Hough provided the court with a signed plea questionnaire, with attached jury instructions. The circuit court used that form throughout its plea colloquy, inquiring into Hough’s ability to understand the proceedings and the voluntariness of his plea decisions, and further exploring Hough’s understanding of the nature of the charges, the penalty ranges and other direct consequences of the pleas, and the constitutional rights being waived. See Wis. Stat. § 971.08; State v. Hoppe, 2009 WI 41, ¶18, 317 Wis. 2d 161, 765 N.W.2d 794; Bangert, 131 Wis. 2d at 266-72. Hough indicated to the court throughout the colloquy that he understood the information set forth in the various sections of the plea questionnaire and the elements of the offenses set forth in the jury instructions, and he is not now claiming otherwise. See State v. Moederndorfer, 141 Wis. 2d 823, 827-28, 416 N.W.2d 627 (Ct. App. 1987).
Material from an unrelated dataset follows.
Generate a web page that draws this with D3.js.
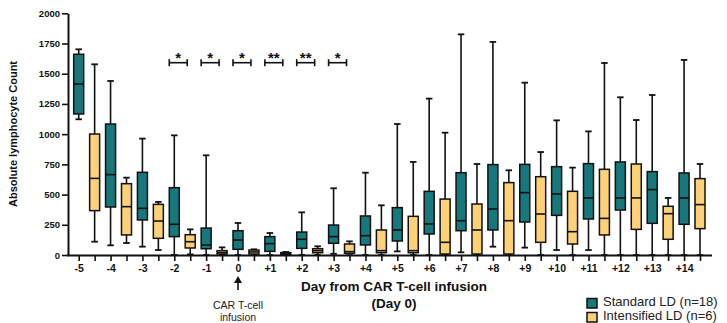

The facts set forth in the complaint, police and social services reports, the victim’s videotaped statement, the victim’s impact statement, and the preliminary hearing provided a sufficient factual basis for the pleas. There is nothing in the record to suggest that counsel’s performance was in any way deficient, and Hough has not alleged any other facts that would give rise to a manifest injustice.
A challenge to Hough’s sentences would also lack arguable merit because the court accepted the parties’ joint recommendation for time served on the misdemeanor exposure count and probation on the felony mental harm count, with 453 days remaining for sentence credit in the event of a revocation. See State v. Scherreiks, 153 Wis. 2d 510, 518, 451 N.W.2d 759 (Ct. App. 1989) (a defendant may not challenge on appeal a sentence that he “affirmatively approved”). Prompted by a request from the victim’s father as well as the court’s own concerns, the court did deviate from the joint recommendation by requiring that Hough register as a sex offender. Before doing so, however, the court made an extensive record as to why it deemed the offenses to have been sexually motivated, and why the public interest would be served by having Hough register.
Upon our independent review of the record, we have found no other arguable basis for reversing the judgment of conviction. See State v. Allen, 2010 WI 89, ¶¶81-82, 328 Wis. 2d 1, 786 N.W.2d 124. We conclude that any further appellate proceedings would be wholly frivolous within the meaning of Anders and Wis. Stat. Rule 809.32.
Accordingly,
IT IS ORDERED that the judgments of conviction are summarily affirmed pursuant to Wis. Stat. Rule 809.21.
IT IS FURTHER ORDERED that counsel is relieved of any further representation of the defendant in this matter pursuant to Wis. Stat. Rule 809.32(3).